Sharp peaks in the conductance of a double quantum dot and a quantum-dot spin valve at high temperatures: A hierarchical quantum master equation approach

We study sharp peaks in the conductance-voltage characteristics of a double quantum dot and a quantum dot spin valve that are located around zero bias. The peaks share similarities with a Kondo peak but can be clearly distinguished, in particular as they occur at high temperatures. The underlying physical mechanism is a strong current suppression that is quenched in bias-voltage dependent ways by exchange interactions. Our theoretical results are based on the quantum master equation methodology, including the Born-Markov approximation and a numerically exact, hierarchical scheme, which we extend here to the spin-valve case.

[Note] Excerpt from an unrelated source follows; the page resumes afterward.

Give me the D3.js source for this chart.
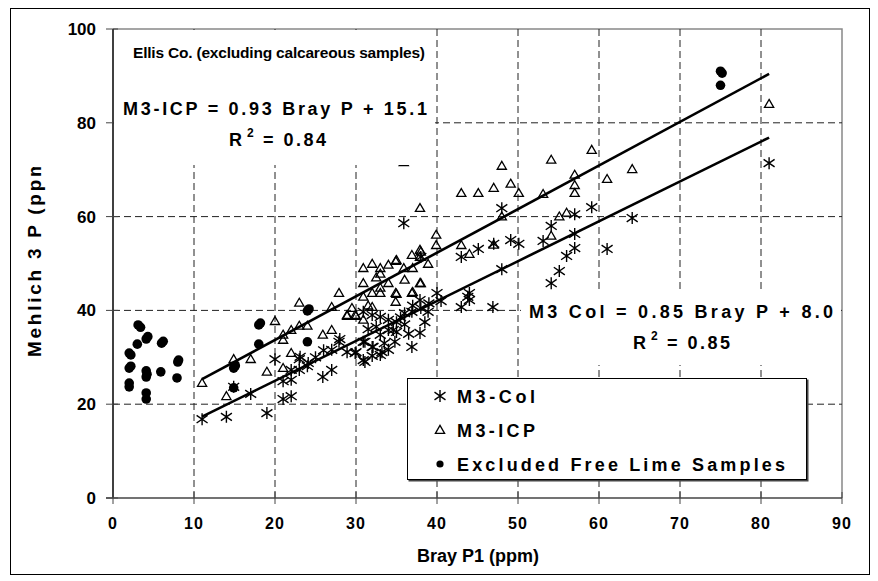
<!DOCTYPE html>
<html>
<head>
<meta charset="utf-8">
<script src="https://cdn.jsdelivr.net/npm/d3@7"></script>
<style>
  body { margin: 0; background: #fff; }
  svg text { font-family: "Liberation Sans", Arial, sans-serif; font-weight: bold; fill: #000; }
</style>
</head>
<body>
<svg id="chart" width="878" height="581"></svg>
<script>
// M3-Col (Bray P1, Mehlich 3 P)
const colBray = [11.0, 14.0, 19.0, 14.9, 17.0, 21.0, 22.0, 21.0, 20.0, 23.0, 24.0, 23.0, 22.0, 25.9, 27.0,
  27.9, 27.0, 28.9, 30.0, 30.9, 32.0, 33.0, 34.0, 32.0, 30.9, 33.0, 34.0, 34.0, 35.0, 33.0,
  32.0, 30.9, 36.0, 36.9, 35.0, 37.9, 36.9, 38.9, 37.9, 40.0, 44.0, 44.0, 43.0, 46.9, 48.0,
  43.0, 45.1, 47.0, 49.1, 50.1, 48.0, 35.9, 53.1, 54.1, 57.0, 59.1, 57.0, 57.0, 56.0, 55.1,
  54.1, 61.0, 64.1, 81.0, 38.0, 28.0, 29.9, 34.8, 34.6, 32.5, 36.0, 37.0, 38.0, 39.0, 35.5,
  31.5, 25.0, 26.0, 33.5, 36.5, 24.1, 23.1, 22.0, 40.5, 38.5, 43.8, 31.1, 32.1, 31.1, 33.2];
const colM3 = [16.8, 17.3, 18.1, 23.7, 22.2, 21.1, 21.7, 24.9, 29.6, 29.6, 28.1, 27.3, 25.2, 25.8, 27.3,
  33.3, 31.6, 31.1, 31.1, 29.4, 30.3, 30.5, 31.6, 32.2, 33.3, 34.8, 35.8, 38.0, 37.5, 38.6,
  39.0, 39.7, 39.4, 39.7, 35.4, 35.2, 32.2, 39.7, 42.2, 43.7, 43.7, 42.2, 40.7, 40.7, 48.8,
  51.4, 53.1, 54.2, 55.0, 54.2, 61.8, 58.6, 54.8, 58.0, 60.5, 62.0, 56.3, 53.3, 51.6, 48.4,
  45.8, 53.1, 59.7, 71.4, 51.4, 33.9, 30.9, 33.3, 35.8, 36.5, 37.0, 41.0, 40.5, 41.5, 38.5,
  36.0, 30.0, 31.5, 33.0, 35.0, 28.8, 30.1, 27.3, 42.0, 37.5, 42.9, 33.3, 32.2, 29.0, 31.1];

// M3-ICP
const icpBray = [11.0, 14.0, 14.9, 17.0, 20.0, 21.0, 21.0, 22.0, 23.0, 23.0, 24.0, 22.0, 21.0, 19.0, 25.9,
  27.0, 27.0, 27.9, 28.9, 30.0, 30.9, 32.0, 30.9, 34.0, 33.0, 34.9, 33.0, 34.9, 36.9, 37.9,
  30.9, 32.0, 30.9, 32.0, 33.0, 34.0, 34.9, 33.0, 35.9, 36.9, 37.9, 37.9, 38.9, 37.0, 37.9,
  35.9, 39.9, 39.9, 43.0, 44.0, 47.0, 43.0, 45.1, 47.0, 49.1, 50.1, 48.0, 54.1, 59.1, 53.1,
  57.0, 57.0, 57.0, 48.0, 55.1, 56.0, 54.1, 61.0, 64.1, 81.0, 28.9, 29.9, 35.0, 38.0, 37.0,
  35.0, 38.0, 36.0, 32.5, 31.5, 29.5];
const icpM3 = [24.5, 21.7, 29.6, 29.6, 37.7, 34.8, 33.7, 35.8, 36.7, 41.6, 36.7, 30.9, 27.7, 26.9, 34.8,
  35.8, 40.7, 43.7, 38.8, 38.8, 38.0, 40.7, 42.9, 45.8, 44.8, 43.7, 43.7, 41.8, 43.7, 45.8,
  45.8, 43.7, 49.0, 49.9, 49.0, 49.7, 50.5, 47.8, 49.0, 51.8, 52.9, 51.4, 49.9, 49.0, 61.8,
  71.6, 56.1, 53.9, 53.9, 52.0, 54.0, 65.0, 65.0, 66.1, 67.0, 65.0, 70.8, 72.1, 74.2, 64.8,
  68.9, 66.7, 65.0, 60.0, 60.0, 60.8, 55.9, 68.0, 70.1, 84.0, 39.0, 39.0, 50.7, 45.8, 43.9,
  43.5, 52.5, 46.5, 47.0, 41.0, 40.5];

// Excluded free lime samples
const limeBray = [3.1, 3.4, 4.1, 4.3, 3.0, 6.0, 6.2, 2.0, 2.2, 8.0, 8.1, 2.0, 2.2, 4.1, 4.1, 4.2, 5.9, 7.9,
  2.0, 2.0, 4.1, 4.1, 18.0, 18.2, 18.0, 14.9, 15.1, 14.9, 24.0, 24.2, 24.0, 75.0, 75.2, 75.0];
const limeM3 = [36.9, 36.4, 33.9, 34.4, 32.8, 33.0, 33.4, 30.9, 30.5, 29.0, 29.4, 27.7, 28.1, 27.1, 25.8, 26.4, 26.9, 25.6,
  24.5, 23.7, 22.4, 21.1, 36.9, 37.3, 32.8, 27.7, 28.2, 23.5, 39.9, 40.3, 33.3, 91.0, 90.6, 88.0];

// trend lines: slope, intercept, Bray range
const icpFit = [0.93, 15.1];
const colFit = [0.85, 8.0];
const fitRange = [11, 81];

const xTicks = [0, 10, 20, 30, 40, 50, 60, 70, 80, 90];
const yTicks = [0, 20, 40, 60, 80, 100];

const svg = d3.select("#chart");

const x = d3.scaleLinear().domain([0, 90]).range([113, 842]);
const y = d3.scaleLinear().domain([0, 100]).range([498, 29]);

// outer frame
svg.append("rect")
  .attr("x", 10.5).attr("y", 8.5)
  .attr("width", 859).attr("height", 566)
  .attr("fill", "#fff").attr("stroke", "#000");

// plot border (right & top grey)
svg.append("path")
  .attr("d", `M${x(0)},${y(100)}H${x(90)}V${y(0)}`)
  .attr("fill", "none").attr("stroke", "#888").attr("stroke-width", 1.5);

// grid
const grid = svg.append("g")
  .attr("stroke", "#222").attr("stroke-width", 1).attr("stroke-dasharray", "7,4");

grid.selectAll(".gx").data(xTicks.filter(d => d > 0 && d < 90)).join("line")
  .attr("x1", d => x(d)).attr("x2", d => x(d))
  .attr("y1", y(100)).attr("y2", y(0));

grid.selectAll(".gy").data(yTicks.filter(d => d > 0 && d < 100)).join("line")
  .attr("x1", x(0)).attr("x2", x(90))
  .attr("y1", d => y(d)).attr("y2", d => y(d));

// markers
const starPath = "M0,-6V6M-5.5,-3.8L5.5,3.8M-5.5,3.8L5.5,-3.8";
const triPath = "M0,-4.6L4.6,3.3L-4.6,3.3Z";

svg.append("g").selectAll("path").data(d3.range(colBray.length)).join("path")
  .attr("transform", i => `translate(${x(colBray[i])},${y(colM3[i])})`)
  .attr("d", starPath)
  .attr("fill", "none").attr("stroke", "#000").attr("stroke-width", 1.4);

svg.append("g").selectAll("path").data(d3.range(icpBray.length)).join("path")
  .attr("transform", i => `translate(${x(icpBray[i])},${y(icpM3[i])})`)
  .attr("d", triPath)
  .attr("fill", "none").attr("stroke", "#000").attr("stroke-width", 1.3);

svg.append("g").selectAll("circle").data(d3.range(limeBray.length)).join("circle")
  .attr("cx", i => x(limeBray[i])).attr("cy", i => y(limeM3[i]))
  .attr("r", 4.8).attr("fill", "#000");

// trend lines
[icpFit, colFit].forEach(f => {
  svg.append("line")
    .attr("x1", x(fitRange[0])).attr("y1", y(f[0] * fitRange[0] + f[1]))
    .attr("x2", x(fitRange[1])).attr("y2", y(f[0] * fitRange[1] + f[1]))
    .attr("stroke", "#000").attr("stroke-width", 2.6);
});

// axes
svg.append("line")
  .attr("x1", x(0)).attr("x2", x(0)).attr("y1", y(100)).attr("y2", y(0))
  .attr("stroke", "#000").attr("stroke-width", 1.5);
svg.append("line")
  .attr("x1", x(0) - 7).attr("x2", x(90)).attr("y1", y(0)).attr("y2", y(0))
  .attr("stroke", "#444").attr("stroke-width", 1.5);

svg.append("g").selectAll("line").data(yTicks).join("line")
  .attr("x1", x(0) - 7).attr("x2", x(0) + 5)
  .attr("y1", d => y(d)).attr("y2", d => y(d))
  .attr("stroke", "#444");
svg.append("g").selectAll("line").data(xTicks).join("line")
  .attr("x1", d => x(d)).attr("x2", d => x(d))
  .attr("y1", y(0) - 6).attr("y2", y(0) + 6)
  .attr("stroke", "#444");

svg.append("g").selectAll("text").data(yTicks).join("text")
  .attr("x", 96).attr("y", d => y(d) + 6)
  .attr("text-anchor", "end").attr("font-size", 17)
  .text(d => d);
svg.append("g").selectAll("text").data(xTicks).join("text")
  .attr("x", d => x(d)).attr("y", 529)
  .attr("text-anchor", "middle").attr("font-size", 16)
  .attr("letter-spacing", 1)
  .text(d => d);

svg.append("text")
  .attr("x", 478).attr("y", 562)
  .attr("text-anchor", "middle").attr("font-size", 18)
  .text("Bray P1 (ppm)");

svg.append("clipPath").attr("id", "ylab")
  .append("rect").attr("x", 0).attr("y", 167).attr("width", 100).attr("height", 300);
svg.append("g").attr("clip-path", "url(#ylab)")
  .append("text")
  .attr("transform", "translate(41,357) rotate(-90)")
  .attr("font-size", 19)
  .attr("textLength", 206).attr("lengthAdjust", "spacing")
  .text("Mehlich 3 P (ppm)");

// annotation boxes
svg.append("rect").attr("x", x(0) + 1).attr("y", 30).attr("width", 321).attr("height", 135).attr("fill", "#fff");
svg.append("rect").attr("x", 521).attr("y", 290).attr("width", 320).attr("height", 75).attr("fill", "#fff");

svg.append("text").attr("x", 133).attr("y", 58).attr("font-size", 15.5)
  .attr("textLength", 292).attr("lengthAdjust", "spacing")
  .text("Ellis Co. (excluding calcareous samples)");

svg.append("text").attr("x", 123).attr("y", 115).attr("font-size", 18)
  .attr("textLength", 304).attr("lengthAdjust", "spacing")
  .text("M3-ICP = 0.93 Bray P + 15.1");

function rSquared(x0, base, value) {
  svg.append("text").attr("x", x0).attr("y", base).attr("font-size", 18).text("R");
  svg.append("text").attr("x", x0 + 18).attr("y", base - 9).attr("font-size", 12).text("2");
  svg.append("text").attr("x", x0 + 34).attr("y", base).attr("font-size", 18)
    .attr("textLength", 63).attr("lengthAdjust", "spacing")
    .text("= " + value);
}
rSquared(229, 146, "0.84");

svg.append("text").attr("x", 529).attr("y", 318).attr("font-size", 18)
  .attr("textLength", 304).attr("lengthAdjust", "spacing")
  .text("M3 Col = 0.85 Bray P + 8.0");
rSquared(633, 349, "0.85");

// legend
const legend = svg.append("g");
legend.append("rect").attr("x", 408.5).attr("y", 379.5).attr("width", 400).attr("height", 102)
  .attr("fill", "#444");
legend.append("rect").attr("x", 407.5).attr("y", 378.5).attr("width", 399).attr("height", 101)
  .attr("fill", "#fff").attr("stroke", "#000");

const legendNames = ["M3-Col", "M3-ICP", "Excluded Free Lime Samples"];
const legendLens = [78, 78, 328];
const ly = d3.scalePoint().domain(legendNames).range([396, 464]);

legend.append("path").attr("transform", `translate(440,${ly(legendNames[0])})`)
  .attr("d", starPath).attr("fill", "none").attr("stroke", "#000").attr("stroke-width", 1.4);
legend.append("path").attr("transform", `translate(440,${ly(legendNames[1])})`)
  .attr("d", triPath).attr("fill", "none").attr("stroke", "#000").attr("stroke-width", 1.3);
legend.append("circle").attr("cx", 440).attr("cy", ly(legendNames[2])).attr("r", 3.6).attr("fill", "#000");

legend.selectAll("text").data(legendNames).join("text")
  .attr("x", 457).attr("y", d => ly(d) + 6.5)
  .attr("font-size", 18)
  .attr("textLength", (d, i) => legendLens[i]).attr("lengthAdjust", "spacing")
  .text(d => d);
</script>
</body>
</html>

The comparison of exact and approximate results allows us to reveal the underlying physical mechanisms, the role of first-, second- and beyond-second-order processes and the robustness of the effect.

Figure 1

Left panel: Scheme of a typical conductance map, where the conductance is plotted as a function of both bias and gate voltage. The red diagonals are associated with tunneling through the single-particle levels ${\epsilon }_m$ and ${\epsilon }_m+U$. The blue line depicts a zero-bias peak. It occurs for gate voltages ${\mathrm{\Phi }}_{\text{gate}}$ where the impurity or quantum dot system is populated by an odd number of electrons on average. The dashed black line indicates the position of the conductance-voltage characteristics depicted in Fig. 3. Middle panel: Double quantum dot (DQD) where dot $a$ is coupled to the left (L) and dot $b$ to the right electrode (R). Right panel: Quantum dot spin valve (SV) with noncollinearly polarized electrodes. The angle between the polarization vectors is denoted by $\alpha$.

Figure 2

Conductance maps for symmetric coupling to electrodes, ${\mathrm{\Gamma }}_{\text{L}}={\mathrm{\Gamma }}_{\text{R}}=\mathrm{\Gamma }$. The left and right panels refer to the DQD and SV case, respectively. The upper panels are computed with $U=50\mathrm{\Gamma }$; the lower panels with $U=8\mathrm{\Gamma }$. For even lower $U$, the maps are similar to the one on the lower left side.

Figure 3

Conductance-voltage characteristics of the DQD with $U=50\mathrm{\Gamma }$ and ${\epsilon }_m=-0.3U$ (left panel) and the SV with $U=8\mathrm{\Gamma }$ and ${\epsilon }_m=-U/4$ (right panel).

Figure 4

Difference of the interaction-induced renormalizations ${\mathrm{\Delta }}_a-{\mathrm{\Delta }}_b$ [cf. Eq. (4)]. The red dashed lines mark the narrow range of voltages where $|{\mathrm{\Delta }}_a-{\mathrm{\Delta }}_b|<t_{\text{hopp}}$.

Figure 5

Zero-bias conductance of the DQD with $U=50\mathrm{\Gamma }$ and ${\epsilon }_m=-0.3U$ (left panel) and the SV with $U=8\mathrm{\Gamma }$ and ${\epsilon }_m=-U/4$ (right panel) as a function of temperature $T$.

Figure 6

Conductance-voltage characteristics of the DQD with $U=50\mathrm{\Gamma }$ and ${\epsilon }_m=-0.3U$ (left panel) and the SV with $U=8\mathrm{\Gamma }$ and ${\epsilon }_m=-U/4$ (right panel) for an asymmetric coupling to the electrodes, ${\mathrm{\Gamma }}_{\text{L}}=\mathrm{\Gamma }=4{\mathrm{\Gamma }}_{\text{R}}$.